• MATERIAL:

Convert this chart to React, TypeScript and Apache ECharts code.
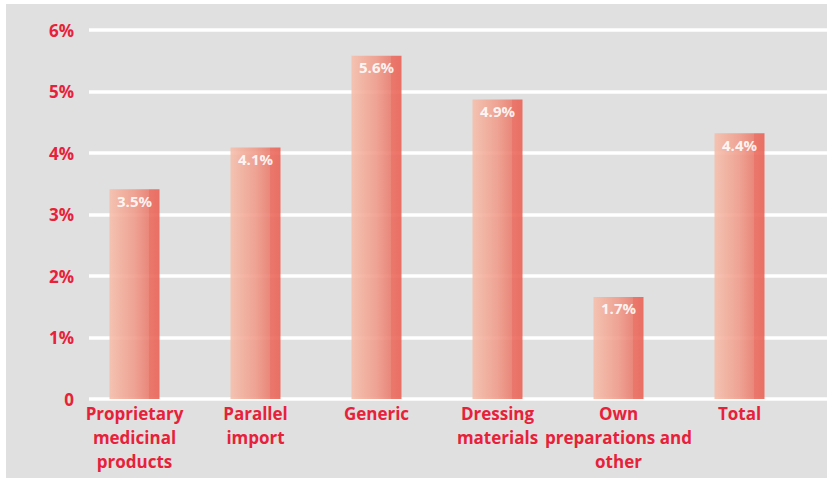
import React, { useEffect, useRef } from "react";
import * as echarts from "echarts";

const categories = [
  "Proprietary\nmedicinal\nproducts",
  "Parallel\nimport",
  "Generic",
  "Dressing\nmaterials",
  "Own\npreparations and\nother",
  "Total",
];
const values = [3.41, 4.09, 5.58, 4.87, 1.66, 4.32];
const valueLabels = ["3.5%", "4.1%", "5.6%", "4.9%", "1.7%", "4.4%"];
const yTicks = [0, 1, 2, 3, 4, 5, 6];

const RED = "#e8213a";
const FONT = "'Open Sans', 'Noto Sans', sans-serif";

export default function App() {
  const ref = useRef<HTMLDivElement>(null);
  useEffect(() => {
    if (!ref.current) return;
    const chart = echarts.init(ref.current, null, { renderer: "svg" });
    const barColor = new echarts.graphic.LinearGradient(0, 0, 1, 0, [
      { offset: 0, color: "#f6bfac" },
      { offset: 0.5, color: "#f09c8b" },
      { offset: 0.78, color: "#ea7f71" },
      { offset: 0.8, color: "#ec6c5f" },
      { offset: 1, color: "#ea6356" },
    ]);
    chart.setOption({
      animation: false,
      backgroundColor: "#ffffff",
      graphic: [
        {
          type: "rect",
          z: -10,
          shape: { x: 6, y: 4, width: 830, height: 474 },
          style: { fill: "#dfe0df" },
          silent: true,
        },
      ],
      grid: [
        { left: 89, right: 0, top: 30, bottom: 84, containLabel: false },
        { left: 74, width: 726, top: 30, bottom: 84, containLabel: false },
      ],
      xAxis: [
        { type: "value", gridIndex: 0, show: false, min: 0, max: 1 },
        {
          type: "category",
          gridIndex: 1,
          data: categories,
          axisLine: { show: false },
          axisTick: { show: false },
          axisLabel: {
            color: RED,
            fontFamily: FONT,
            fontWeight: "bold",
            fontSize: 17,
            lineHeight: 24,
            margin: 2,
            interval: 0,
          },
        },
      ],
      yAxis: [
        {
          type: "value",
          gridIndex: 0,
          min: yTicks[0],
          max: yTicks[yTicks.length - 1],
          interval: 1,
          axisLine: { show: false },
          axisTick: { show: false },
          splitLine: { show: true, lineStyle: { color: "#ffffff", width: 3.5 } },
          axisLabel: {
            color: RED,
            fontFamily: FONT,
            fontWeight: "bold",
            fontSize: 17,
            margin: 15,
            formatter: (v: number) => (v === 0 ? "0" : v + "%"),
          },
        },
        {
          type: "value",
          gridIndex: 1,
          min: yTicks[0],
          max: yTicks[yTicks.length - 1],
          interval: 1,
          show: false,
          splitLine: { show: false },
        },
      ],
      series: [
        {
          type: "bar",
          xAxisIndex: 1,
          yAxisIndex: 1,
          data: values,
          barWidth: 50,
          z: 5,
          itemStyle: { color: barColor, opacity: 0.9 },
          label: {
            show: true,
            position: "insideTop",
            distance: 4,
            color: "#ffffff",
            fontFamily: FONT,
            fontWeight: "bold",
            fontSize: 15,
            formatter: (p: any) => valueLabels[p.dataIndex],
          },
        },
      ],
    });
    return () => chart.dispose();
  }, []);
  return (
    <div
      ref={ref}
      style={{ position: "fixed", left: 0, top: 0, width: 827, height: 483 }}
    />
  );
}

• THE EXERCISE: All the lines above are to be reproduced exactly, except the pictures.

• COMPLETE OUTPUT:
Convert this chart to React, TypeScript and Apache ECharts code.
import React, { useEffect, useRef } from "react";
import * as echarts from "echarts";

const categories = [
  "Proprietary\nmedicinal\nproducts",
  "Parallel\nimport",
  "Generic",
  "Dressing\nmaterials",
  "Own\npreparations and\nother",
  "Total",
];
const values = [3.41, 4.09, 5.58, 4.87, 1.66, 4.32];
const valueLabels = ["3.5%", "4.1%", "5.6%", "4.9%", "1.7%", "4.4%"];
const yTicks = [0, 1, 2, 3, 4, 5, 6];

const RED = "#e8213a";
const FONT = "'Open Sans', 'Noto Sans', sans-serif";

export default function App() {
  const ref = useRef<HTMLDivElement>(null);
  useEffect(() => {
    if (!ref.current) return;
    const chart = echarts.init(ref.current, null, { renderer: "svg" });
    const barColor = new echarts.graphic.LinearGradient(0, 0, 1, 0, [
      { offset: 0, color: "#f6bfac" },
      { offset: 0.5, color: "#f09c8b" },
      { offset: 0.78, color: "#ea7f71" },
      { offset: 0.8, color: "#ec6c5f" },
      { offset: 1, color: "#ea6356" },
    ]);
    chart.setOption({
      animation: false,
      backgroundColor: "#ffffff",
      graphic: [
        {
          type: "rect",
          z: -10,
          shape: { x: 6, y: 4, width: 830, height: 474 },
          style: { fill: "#dfe0df" },
          silent: true,
        },
      ],
      grid: [
        { left: 89, right: 0, top: 30, bottom: 84, containLabel: false },
        { left: 74, width: 726, top: 30, bottom: 84, containLabel: false },
      ],
      xAxis: [
        { type: "value", gridIndex: 0, show: false, min: 0, max: 1 },
        {
          type: "category",
          gridIndex: 1,
          data: categories,
          axisLine: { show: false },
          axisTick: { show: false },
          axisLabel: {
            color: RED,
            fontFamily: FONT,
            fontWeight: "bold",
            fontSize: 17,
            lineHeight: 24,
            margin: 2,
            interval: 0,
          },
        },
      ],
      yAxis: [
        {
          type: "value",
          gridIndex: 0,
          min: yTicks[0],
          max: yTicks[yTicks.length - 1],
          interval: 1,
          axisLine: { show: false },
          axisTick: { show: false },
          splitLine: { show: true, lineStyle: { color: "#ffffff", width: 3.5 } },
          axisLabel: {
            color: RED,
            fontFamily: FONT,
            fontWeight: "bold",
            fontSize: 17,
            margin: 15,
            formatter: (v: number) => (v === 0 ? "0" : v + "%"),
          },
        },
        {
          type: "value",
          gridIndex: 1,
          min: yTicks[0],
          max: yTicks[yTicks.length - 1],
          interval: 1,
          show: false,
          splitLine: { show: false },
        },
      ],
      series: [
        {
          type: "bar",
          xAxisIndex: 1,
          yAxisIndex: 1,
          data: values,
          barWidth: 50,
          z: 5,
          itemStyle: { color: barColor, opacity: 0.9 },
          label: {
            show: true,
            position: "insideTop",
            distance: 4,
            color: "#ffffff",
            fontFamily: FONT,
            fontWeight: "bold",
            fontSize: 15,
            formatter: (p: any) => valueLabels[p.dataIndex],
          },
        },
      ],
    });
    return () => chart.dispose();
  }, []);
  return (
    <div
      ref={ref}
      style={{ position: "fixed", left: 0, top: 0, width: 827, height: 483 }}
    />
  );
}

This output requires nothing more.